>>>>>
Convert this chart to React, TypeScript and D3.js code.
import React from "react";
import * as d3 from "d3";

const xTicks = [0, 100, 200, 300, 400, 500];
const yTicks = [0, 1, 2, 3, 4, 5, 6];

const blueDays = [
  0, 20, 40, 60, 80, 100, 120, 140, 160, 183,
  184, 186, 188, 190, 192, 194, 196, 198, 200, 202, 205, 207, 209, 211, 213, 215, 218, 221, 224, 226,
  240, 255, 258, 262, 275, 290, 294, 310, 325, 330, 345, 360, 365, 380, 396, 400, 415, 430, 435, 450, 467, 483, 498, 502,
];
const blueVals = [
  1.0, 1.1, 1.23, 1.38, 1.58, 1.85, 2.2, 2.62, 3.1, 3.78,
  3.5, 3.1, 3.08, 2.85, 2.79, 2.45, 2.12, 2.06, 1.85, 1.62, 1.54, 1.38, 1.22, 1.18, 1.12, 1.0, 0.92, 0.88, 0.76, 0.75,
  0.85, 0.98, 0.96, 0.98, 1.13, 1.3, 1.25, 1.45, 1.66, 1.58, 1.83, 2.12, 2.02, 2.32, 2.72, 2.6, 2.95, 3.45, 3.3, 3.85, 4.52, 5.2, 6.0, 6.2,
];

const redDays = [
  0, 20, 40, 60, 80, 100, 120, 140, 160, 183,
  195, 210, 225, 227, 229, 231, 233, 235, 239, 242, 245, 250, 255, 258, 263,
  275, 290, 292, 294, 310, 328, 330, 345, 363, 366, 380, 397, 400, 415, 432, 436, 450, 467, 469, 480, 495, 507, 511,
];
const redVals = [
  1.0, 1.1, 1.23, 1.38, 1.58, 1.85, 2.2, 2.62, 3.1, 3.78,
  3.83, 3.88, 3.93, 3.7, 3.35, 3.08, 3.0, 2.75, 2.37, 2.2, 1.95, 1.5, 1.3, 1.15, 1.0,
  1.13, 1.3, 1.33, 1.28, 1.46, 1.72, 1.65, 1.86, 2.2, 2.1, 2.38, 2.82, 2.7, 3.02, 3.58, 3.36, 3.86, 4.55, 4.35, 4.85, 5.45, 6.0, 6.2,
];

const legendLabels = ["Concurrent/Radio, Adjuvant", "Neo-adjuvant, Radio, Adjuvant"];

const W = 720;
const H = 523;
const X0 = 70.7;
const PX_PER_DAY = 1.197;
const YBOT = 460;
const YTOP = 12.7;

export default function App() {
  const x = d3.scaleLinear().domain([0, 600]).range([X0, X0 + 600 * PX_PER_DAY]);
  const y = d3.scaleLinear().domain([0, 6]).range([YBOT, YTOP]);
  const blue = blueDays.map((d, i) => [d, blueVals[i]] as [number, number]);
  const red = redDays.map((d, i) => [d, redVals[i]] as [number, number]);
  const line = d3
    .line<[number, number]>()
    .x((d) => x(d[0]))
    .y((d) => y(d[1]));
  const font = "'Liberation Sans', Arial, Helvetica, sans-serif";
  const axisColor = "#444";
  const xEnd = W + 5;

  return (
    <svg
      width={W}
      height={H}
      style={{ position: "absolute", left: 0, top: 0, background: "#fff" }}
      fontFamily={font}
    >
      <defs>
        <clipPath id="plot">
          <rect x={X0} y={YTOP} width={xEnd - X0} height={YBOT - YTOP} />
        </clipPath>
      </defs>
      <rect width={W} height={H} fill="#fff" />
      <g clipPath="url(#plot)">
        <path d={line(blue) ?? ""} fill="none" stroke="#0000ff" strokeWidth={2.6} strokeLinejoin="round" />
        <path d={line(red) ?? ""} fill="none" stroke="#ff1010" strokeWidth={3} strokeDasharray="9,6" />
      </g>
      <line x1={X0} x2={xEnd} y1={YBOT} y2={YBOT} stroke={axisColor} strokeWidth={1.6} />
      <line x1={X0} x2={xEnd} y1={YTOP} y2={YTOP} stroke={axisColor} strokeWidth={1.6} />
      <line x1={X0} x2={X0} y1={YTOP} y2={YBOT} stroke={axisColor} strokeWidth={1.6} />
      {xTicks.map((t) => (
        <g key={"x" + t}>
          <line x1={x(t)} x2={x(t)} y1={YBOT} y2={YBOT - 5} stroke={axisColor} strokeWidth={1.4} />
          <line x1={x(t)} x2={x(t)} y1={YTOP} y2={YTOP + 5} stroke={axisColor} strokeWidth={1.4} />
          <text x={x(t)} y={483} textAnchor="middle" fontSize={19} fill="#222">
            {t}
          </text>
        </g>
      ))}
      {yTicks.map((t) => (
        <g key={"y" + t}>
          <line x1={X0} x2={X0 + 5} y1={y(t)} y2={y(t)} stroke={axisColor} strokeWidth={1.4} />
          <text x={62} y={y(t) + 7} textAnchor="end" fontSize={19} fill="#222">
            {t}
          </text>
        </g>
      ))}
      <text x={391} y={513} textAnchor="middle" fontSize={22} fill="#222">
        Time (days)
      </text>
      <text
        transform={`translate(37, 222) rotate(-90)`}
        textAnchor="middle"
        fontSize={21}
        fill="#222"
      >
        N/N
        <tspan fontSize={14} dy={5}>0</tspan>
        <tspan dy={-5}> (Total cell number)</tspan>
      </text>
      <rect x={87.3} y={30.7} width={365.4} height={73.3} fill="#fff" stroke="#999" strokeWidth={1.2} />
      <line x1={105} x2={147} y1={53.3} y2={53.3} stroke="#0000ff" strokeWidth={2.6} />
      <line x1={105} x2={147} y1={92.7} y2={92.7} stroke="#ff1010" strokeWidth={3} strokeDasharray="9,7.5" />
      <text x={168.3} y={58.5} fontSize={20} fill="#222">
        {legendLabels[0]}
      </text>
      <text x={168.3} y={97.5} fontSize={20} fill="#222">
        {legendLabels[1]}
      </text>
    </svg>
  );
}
<<<<<
>>>>>
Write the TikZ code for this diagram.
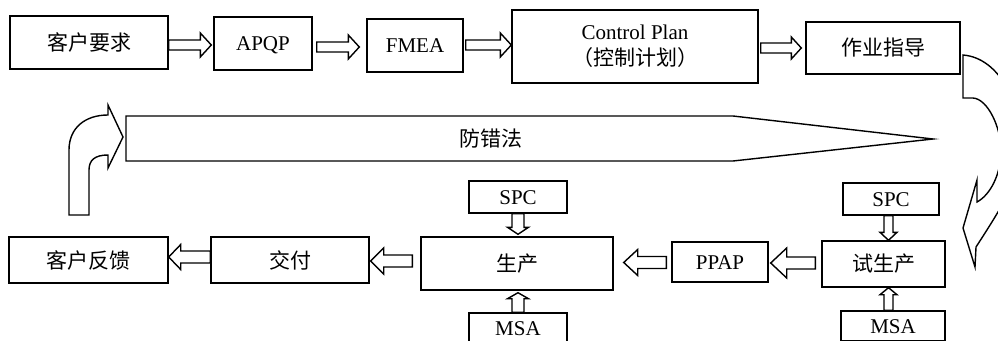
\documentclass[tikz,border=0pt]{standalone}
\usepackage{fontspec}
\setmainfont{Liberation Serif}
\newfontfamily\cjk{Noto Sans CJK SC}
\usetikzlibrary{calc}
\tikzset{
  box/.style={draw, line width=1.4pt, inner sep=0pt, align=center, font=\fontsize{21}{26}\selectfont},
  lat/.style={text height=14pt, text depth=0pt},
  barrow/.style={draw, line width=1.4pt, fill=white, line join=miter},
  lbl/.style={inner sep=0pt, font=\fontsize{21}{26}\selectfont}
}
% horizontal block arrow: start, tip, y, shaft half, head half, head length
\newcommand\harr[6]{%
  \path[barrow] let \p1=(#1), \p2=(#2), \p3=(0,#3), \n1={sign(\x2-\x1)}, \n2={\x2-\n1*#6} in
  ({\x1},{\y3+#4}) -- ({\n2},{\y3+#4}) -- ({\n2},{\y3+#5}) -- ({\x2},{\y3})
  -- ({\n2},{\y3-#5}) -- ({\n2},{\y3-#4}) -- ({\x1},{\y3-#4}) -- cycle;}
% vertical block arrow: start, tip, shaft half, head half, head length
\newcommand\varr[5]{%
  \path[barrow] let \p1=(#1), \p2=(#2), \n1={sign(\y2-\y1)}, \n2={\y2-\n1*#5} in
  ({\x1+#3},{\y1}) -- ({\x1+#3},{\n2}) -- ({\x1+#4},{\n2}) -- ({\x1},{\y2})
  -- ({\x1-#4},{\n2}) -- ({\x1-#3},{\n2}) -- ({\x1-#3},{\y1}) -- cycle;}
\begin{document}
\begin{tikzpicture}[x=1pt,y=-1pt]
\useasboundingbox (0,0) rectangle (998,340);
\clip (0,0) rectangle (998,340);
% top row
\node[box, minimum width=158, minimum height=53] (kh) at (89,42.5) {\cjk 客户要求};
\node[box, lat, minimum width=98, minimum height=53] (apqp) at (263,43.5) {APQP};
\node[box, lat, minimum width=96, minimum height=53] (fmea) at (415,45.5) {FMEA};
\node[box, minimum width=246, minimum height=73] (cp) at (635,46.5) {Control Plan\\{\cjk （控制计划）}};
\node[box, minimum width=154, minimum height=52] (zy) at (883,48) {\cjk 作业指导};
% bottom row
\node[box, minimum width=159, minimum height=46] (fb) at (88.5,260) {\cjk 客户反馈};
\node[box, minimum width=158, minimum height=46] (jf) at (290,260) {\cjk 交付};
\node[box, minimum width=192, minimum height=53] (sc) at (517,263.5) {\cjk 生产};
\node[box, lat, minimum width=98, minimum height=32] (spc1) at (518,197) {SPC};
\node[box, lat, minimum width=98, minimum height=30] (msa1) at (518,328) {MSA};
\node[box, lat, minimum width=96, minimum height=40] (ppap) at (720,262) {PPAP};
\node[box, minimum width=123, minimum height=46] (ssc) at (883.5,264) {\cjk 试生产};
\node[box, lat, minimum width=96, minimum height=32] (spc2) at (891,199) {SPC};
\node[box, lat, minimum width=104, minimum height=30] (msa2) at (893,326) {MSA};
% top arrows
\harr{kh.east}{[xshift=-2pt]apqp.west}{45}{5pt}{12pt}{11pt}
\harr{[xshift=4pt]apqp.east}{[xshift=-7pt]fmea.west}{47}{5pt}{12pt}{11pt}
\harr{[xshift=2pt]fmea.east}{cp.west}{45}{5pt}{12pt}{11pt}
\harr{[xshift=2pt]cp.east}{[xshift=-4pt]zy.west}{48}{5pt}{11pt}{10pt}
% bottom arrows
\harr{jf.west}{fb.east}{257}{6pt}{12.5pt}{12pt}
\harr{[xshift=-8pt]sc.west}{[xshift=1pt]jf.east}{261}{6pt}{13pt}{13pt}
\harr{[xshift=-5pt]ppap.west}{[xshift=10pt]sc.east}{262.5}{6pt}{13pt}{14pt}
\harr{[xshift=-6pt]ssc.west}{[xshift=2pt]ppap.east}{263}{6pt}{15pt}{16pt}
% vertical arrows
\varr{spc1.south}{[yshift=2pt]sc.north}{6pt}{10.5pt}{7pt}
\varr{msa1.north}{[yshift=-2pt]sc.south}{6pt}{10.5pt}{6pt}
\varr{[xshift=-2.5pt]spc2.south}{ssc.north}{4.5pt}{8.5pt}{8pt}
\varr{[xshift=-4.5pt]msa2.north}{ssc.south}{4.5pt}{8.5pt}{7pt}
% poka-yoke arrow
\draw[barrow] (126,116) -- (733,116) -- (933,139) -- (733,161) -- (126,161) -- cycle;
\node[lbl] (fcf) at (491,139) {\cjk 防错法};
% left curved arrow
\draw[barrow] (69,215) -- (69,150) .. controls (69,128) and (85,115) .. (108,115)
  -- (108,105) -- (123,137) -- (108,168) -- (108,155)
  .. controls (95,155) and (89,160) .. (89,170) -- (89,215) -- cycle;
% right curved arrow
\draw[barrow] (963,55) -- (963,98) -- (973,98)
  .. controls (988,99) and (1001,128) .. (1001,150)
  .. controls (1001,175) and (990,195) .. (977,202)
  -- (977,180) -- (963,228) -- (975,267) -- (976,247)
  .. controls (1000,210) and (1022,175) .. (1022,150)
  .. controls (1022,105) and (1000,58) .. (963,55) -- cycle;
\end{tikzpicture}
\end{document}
<<<<<
>>>>>
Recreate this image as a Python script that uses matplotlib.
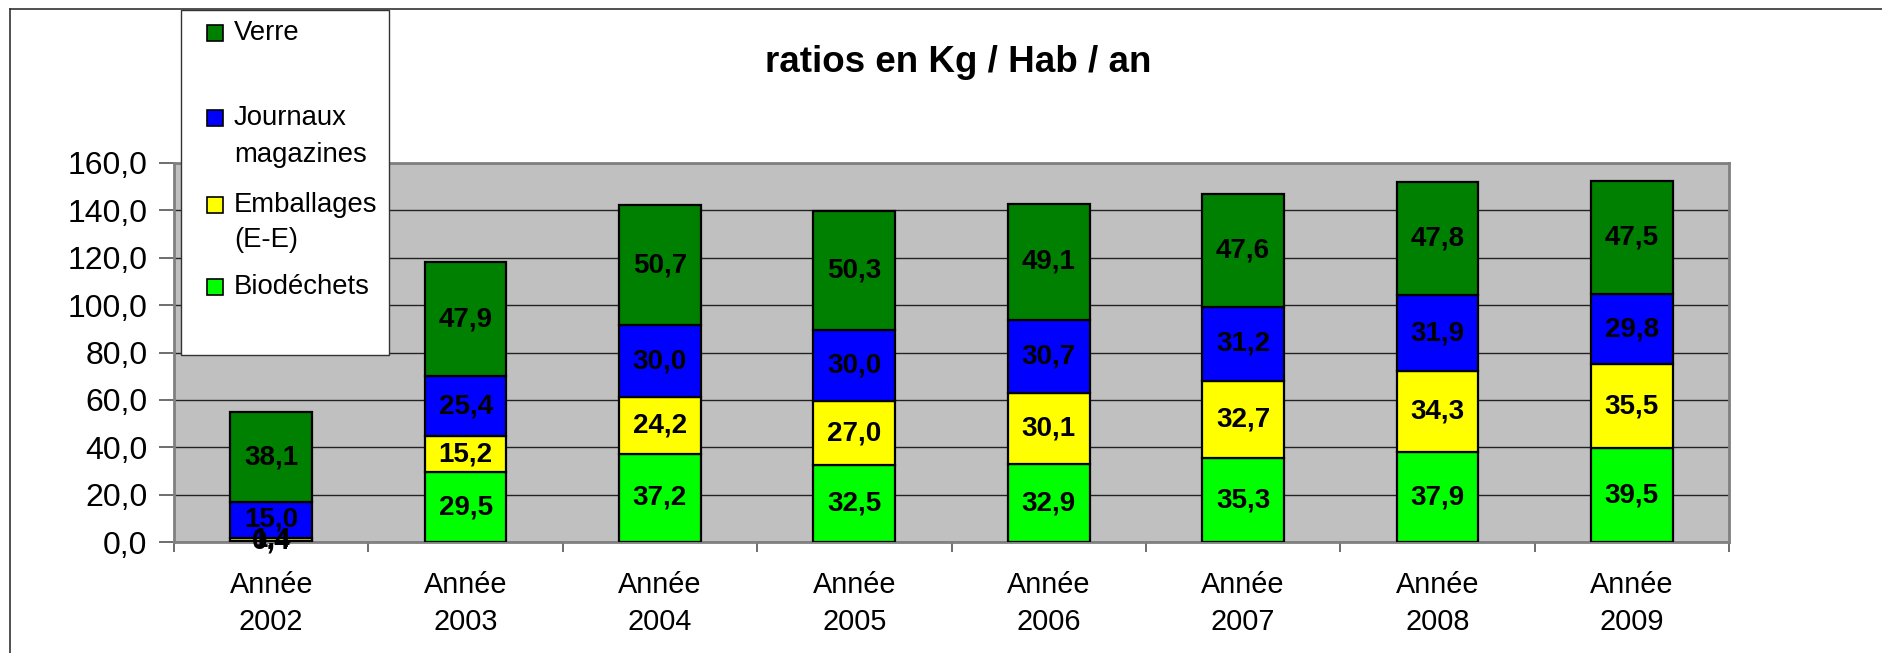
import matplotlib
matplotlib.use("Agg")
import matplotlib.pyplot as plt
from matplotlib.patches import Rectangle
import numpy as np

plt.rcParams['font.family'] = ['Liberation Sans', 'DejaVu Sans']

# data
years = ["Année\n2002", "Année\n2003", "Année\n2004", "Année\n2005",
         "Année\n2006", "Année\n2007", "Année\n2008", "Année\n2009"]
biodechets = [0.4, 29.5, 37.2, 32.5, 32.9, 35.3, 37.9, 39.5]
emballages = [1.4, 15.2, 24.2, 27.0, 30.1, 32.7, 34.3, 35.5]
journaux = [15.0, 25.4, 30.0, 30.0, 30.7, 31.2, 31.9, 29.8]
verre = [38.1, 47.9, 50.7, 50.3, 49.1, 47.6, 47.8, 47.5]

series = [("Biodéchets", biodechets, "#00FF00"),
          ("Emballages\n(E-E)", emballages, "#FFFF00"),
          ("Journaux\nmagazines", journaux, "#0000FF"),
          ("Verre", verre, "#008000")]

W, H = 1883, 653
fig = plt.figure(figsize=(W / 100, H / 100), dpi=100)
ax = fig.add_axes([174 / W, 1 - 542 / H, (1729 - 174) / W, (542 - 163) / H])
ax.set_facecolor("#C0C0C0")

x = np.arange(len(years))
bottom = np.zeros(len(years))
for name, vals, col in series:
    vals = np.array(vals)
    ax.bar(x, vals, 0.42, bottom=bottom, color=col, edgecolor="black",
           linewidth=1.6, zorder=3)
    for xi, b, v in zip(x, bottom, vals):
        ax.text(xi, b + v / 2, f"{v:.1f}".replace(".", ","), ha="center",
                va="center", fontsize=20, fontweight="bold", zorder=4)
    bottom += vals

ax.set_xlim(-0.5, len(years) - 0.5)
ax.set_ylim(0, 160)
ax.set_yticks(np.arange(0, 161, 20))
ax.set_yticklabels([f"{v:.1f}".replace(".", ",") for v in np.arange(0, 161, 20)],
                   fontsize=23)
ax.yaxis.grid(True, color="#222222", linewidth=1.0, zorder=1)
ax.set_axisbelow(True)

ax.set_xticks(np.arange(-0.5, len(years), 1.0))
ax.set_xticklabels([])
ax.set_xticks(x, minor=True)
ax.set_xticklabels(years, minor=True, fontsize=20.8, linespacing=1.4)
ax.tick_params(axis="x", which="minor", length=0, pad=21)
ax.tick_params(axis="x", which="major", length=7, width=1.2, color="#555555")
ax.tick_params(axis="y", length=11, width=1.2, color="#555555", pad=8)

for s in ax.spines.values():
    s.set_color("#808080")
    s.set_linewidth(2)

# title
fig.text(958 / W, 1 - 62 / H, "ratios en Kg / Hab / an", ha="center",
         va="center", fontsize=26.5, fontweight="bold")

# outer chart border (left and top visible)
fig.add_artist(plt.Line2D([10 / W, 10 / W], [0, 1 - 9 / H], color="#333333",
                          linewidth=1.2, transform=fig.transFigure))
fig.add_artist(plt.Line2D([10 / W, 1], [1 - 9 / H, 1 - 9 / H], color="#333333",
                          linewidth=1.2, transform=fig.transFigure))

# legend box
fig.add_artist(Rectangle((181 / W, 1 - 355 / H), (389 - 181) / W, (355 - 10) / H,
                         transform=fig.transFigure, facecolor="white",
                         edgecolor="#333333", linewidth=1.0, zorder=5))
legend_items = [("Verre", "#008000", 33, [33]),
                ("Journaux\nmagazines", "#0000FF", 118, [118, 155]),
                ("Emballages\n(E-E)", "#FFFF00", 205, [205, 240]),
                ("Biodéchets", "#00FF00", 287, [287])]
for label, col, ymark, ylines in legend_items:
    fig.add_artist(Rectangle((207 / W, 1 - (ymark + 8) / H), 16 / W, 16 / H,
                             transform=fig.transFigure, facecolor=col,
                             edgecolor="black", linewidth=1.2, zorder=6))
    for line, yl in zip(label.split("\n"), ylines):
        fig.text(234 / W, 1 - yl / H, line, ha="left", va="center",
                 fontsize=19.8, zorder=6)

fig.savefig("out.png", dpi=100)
<<<<<
→ **Objective**:
Begin at the line that has "Convert this chart"; stop after the line that has "const YTOP = 12.7;". Copy every line in that span exactly.

→ **Solved problem**:
Convert this chart to React, TypeScript and D3.js code.
import React from "react";
import * as d3 from "d3";

const xTicks = [0, 100, 200, 300, 400, 500];
const yTicks = [0, 1, 2, 3, 4, 5, 6];

const blueDays = [
  0, 20, 40, 60, 80, 100, 120, 140, 160, 183,
  184, 186, 188, 190, 192, 194, 196, 198, 200, 202, 205, 207, 209, 211, 213, 215, 218, 221, 224, 226,
  240, 255, 258, 262, 275, 290, 294, 310, 325, 330, 345, 360, 365, 380, 396, 400, 415, 430, 435, 450, 467, 483, 498, 502,
];
const blueVals = [
  1.0, 1.1, 1.23, 1.38, 1.58, 1.85, 2.2, 2.62, 3.1, 3.78,
  3.5, 3.1, 3.08, 2.85, 2.79, 2.45, 2.12, 2.06, 1.85, 1.62, 1.54, 1.38, 1.22, 1.18, 1.12, 1.0, 0.92, 0.88, 0.76, 0.75,
  0.85, 0.98, 0.96, 0.98, 1.13, 1.3, 1.25, 1.45, 1.66, 1.58, 1.83, 2.12, 2.02, 2.32, 2.72, 2.6, 2.95, 3.45, 3.3, 3.85, 4.52, 5.2, 6.0, 6.2,
];

const redDays = [
  0, 20, 40, 60, 80, 100, 120, 140, 160, 183,
  195, 210, 225, 227, 229, 231, 233, 235, 239, 242, 245, 250, 255, 258, 263,
  275, 290, 292, 294, 310, 328, 330, 345, 363, 366, 380, 397, 400, 415, 432, 436, 450, 467, 469, 480, 495, 507, 511,
];
const redVals = [
  1.0, 1.1, 1.23, 1.38, 1.58, 1.85, 2.2, 2.62, 3.1, 3.78,
  3.83, 3.88, 3.93, 3.7, 3.35, 3.08, 3.0, 2.75, 2.37, 2.2, 1.95, 1.5, 1.3, 1.15, 1.0,
  1.13, 1.3, 1.33, 1.28, 1.46, 1.72, 1.65, 1.86, 2.2, 2.1, 2.38, 2.82, 2.7, 3.02, 3.58, 3.36, 3.86, 4.55, 4.35, 4.85, 5.45, 6.0, 6.2,
];

const legendLabels = ["Concurrent/Radio, Adjuvant", "Neo-adjuvant, Radio, Adjuvant"];

const W = 720;
const H = 523;
const X0 = 70.7;
const PX_PER_DAY = 1.197;
const YBOT = 460;
const YTOP = 12.7;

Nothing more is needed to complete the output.